Even without any price information, just two data points was still enough to recognise more than 40 per cent of the people in the data set. On the other end, five points with price information was enough to identify pretty much everyone.
“The question we started with was: if a data set is anonymous, is it possible to re-identify individuals within it?” says Yves-Alexandre de Montjoye, an MIT graduate student and co-author of the research.
“What do I need to know about a specific person to be able to identify them? Well, if we know they bought four items in four different shops at four different times, that is enough to identify them from a huge data set.
“What we showed to be possible is really the extent to which you can take a data set that seemed to be anonymous, and identify individuals from very limited information. We didn’t need names or phone numbers or addresses.”
Previous studies had made similar findings based on mobile phone data. The MIT research team wanted to see if the findings could be replicated with other kinds of metadata, such as credit card details or transportation data.
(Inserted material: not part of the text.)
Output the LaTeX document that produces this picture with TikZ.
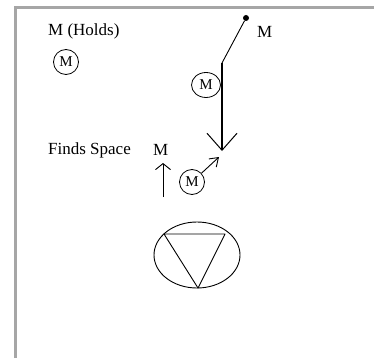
\documentclass[tikz,border=0pt]{standalone}
\usepackage{fontspec}
\setmainfont{Liberation Serif}
\usetikzlibrary{arrows.meta,shapes.geometric}
\begin{document}
\begin{tikzpicture}[x=1pt,y=-1pt,
  lbl/.style={inner sep=0pt,font=\fontsize{17}{17}\selectfont},
  mcirc/.style={ellipse,draw,line width=0.8pt,inner sep=0pt,minimum width=25pt,minimum height=25pt,font=\fontsize{15}{15}\selectfont},
  ln/.style={line width=0.9pt}]
\useasboundingbox (0,0) rectangle (374,358);
\draw[gray!70,line width=3pt] (15,358) -- (15,8) -- (374,8);
% top-left group
\node[lbl,anchor=west] (holds) at (48,31) {M (Holds)};
\node[mcirc] (c1) at (66,62) {M};
% dot and path
\node[circle,fill,inner sep=0pt,minimum size=6pt] (dot) at (246,18) {};
\node[lbl,anchor=west] (mr) at (257,32) {M};
\coordinate (bend) at (222,63);
\coordinate (tip) at (222,151);
\node[mcirc,minimum width=29pt] (c2) at (206,85) {M};
\draw[ln] (dot) -- (bend);
\draw[line width=1.6pt,-{Straight Barb[length=17pt,width=30pt,line width=1pt]}] (bend) -- (tip);
% finds space
\node[lbl,anchor=west] (finds) at (48,150) {Finds Space};
\node[lbl,anchor=west] (m3) at (153,150) {M};
\coordinate (ub) at (163,197);
\draw[ln,-{Straight Barb[length=6pt,width=15pt]}] (ub) -- (163,163);
\node[mcirc] (c3) at (192,182) {M};
\coordinate (dt) at (219,157);
\draw[ln,-{Straight Barb[length=8pt,width=11pt]}] (c3) -- (dt);
% ellipse with triangle
\node[ellipse,draw,line width=0.9pt,minimum width=86pt,minimum height=66pt,inner sep=0pt] (el) at (197,255) {};
\coordinate (ta) at (164,234);
\coordinate (tb) at (225,234);
\coordinate (tc) at (198,288);
\draw[line width=0.9pt,line join=round] (ta) -- (tb) -- (tc) -- cycle;
\end{tikzpicture}
\end{document}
“In other words, is this specific to mobility or mobile phone data?” says de Montjoye. “Or is all metadata at risk? Well the answer is: ‘Yes it is’.”
Data breaches
We already know the digital grid is connected in ways difficult to fathom, and that those who want to make trouble online can. It just seems so very easy.
"Our online activity can be linked together because there are common sets of data across various media, from cashless transactions to social media and image capture," says Brian Bohan of security consultancy firm BH Consulting.
“You may have your mobile phone info connected to your credit card details, and then you may be tweeting from your phone, which has location services turned on by default.
"In some cases a picture that you tweet or update onto Facebook tells where you updated from."
Countless examples of online data privacy infringement have been reported for over a decade now. Perhaps the most notorious was in 2012, when US supermarket Target unintentionally revealed a teenager’s secret pregnancy to her parents by sending her maternity coupons (based on analysis of her retail habits at the store).
"There will always be examples like this," says Prof Alan Smeaton, director of the Insight Centre for Data Analytics.
“What the Target example and this credit card example and countless others show is that by cross-checking and correlating data from different sources, we can stitch facts together in ways that were not foreseen and thus find out things by the piecing together of the disparate sets of facts, like the teenager being pregnant, for example.”
We might immediately conclude that only online criminals and the like would actually partake in such nasty digital behaviour.
“The truth is this is the basis for a growing amount of online business,” says Bohan. “ Our digital footprint cannot be underestimated and it grows ever dirtier by the minute.
“Why do you think Facebook wanted to buy WhatsApp so much? For the phone numbers. It was a key piece of info they were lacking about their users which they can now link to many different systems.”
Intrusive
Prof Smeaton says: “Even universities use their own data on student admissions. A student’s CAO results can be combined with their catchment area, along with census information, travel distances using
Maps and public transport information.”
Is this type of intrusive online behaviour easy to carry out?
“Well ‘easy’ is relative,” says Bohan. “My brother is great with car engines and could change an oil filter in five minutes. I wouldn’t know where to start. So a certain amount of specialist knowledge is still required.”
There are, of course, some data protection laws in place.
“They’re not enforced to their full extent though,” says Bohan. “Plus you may be leaving your digital footprint in multiple jurisdictions. If you’re an Irish user surfing a website in China, which laws apply?”
So, even with years of highlighted online privacy infringements and plenty of legislation allegedly protecting us, the same rules apply. It is up to individuals to keep themselves safe online.
“If you leave your wallet on O’Connell St and someone picks it up, it’s the criminal’s fault for taking it. You shouldn’t have left it on the street though,” says Bohan.
“Likewise, if someone abuses your online info they’re the criminal, but there is a lot you can do to protect yourself. The more educated you are and aware of the threats, the more secure you can be, either from criminals or corporations trying to sell your info.”
Solutions
De Montjoye and his colleagues are currently working on a scalable framework to overcome the ease by which data breaches can take place.
“It’s called SafeAnswers,” he says. “This approach doesn’t try to anonymise and then share data. The data stays where it is and instead it allows third-parties to ask specific questions from the data and obtain specific answers: ‘How much time did it take you to get from home to work this morning?’, for example.
“It will only share the answer and not any information about the location or stops made along the way.”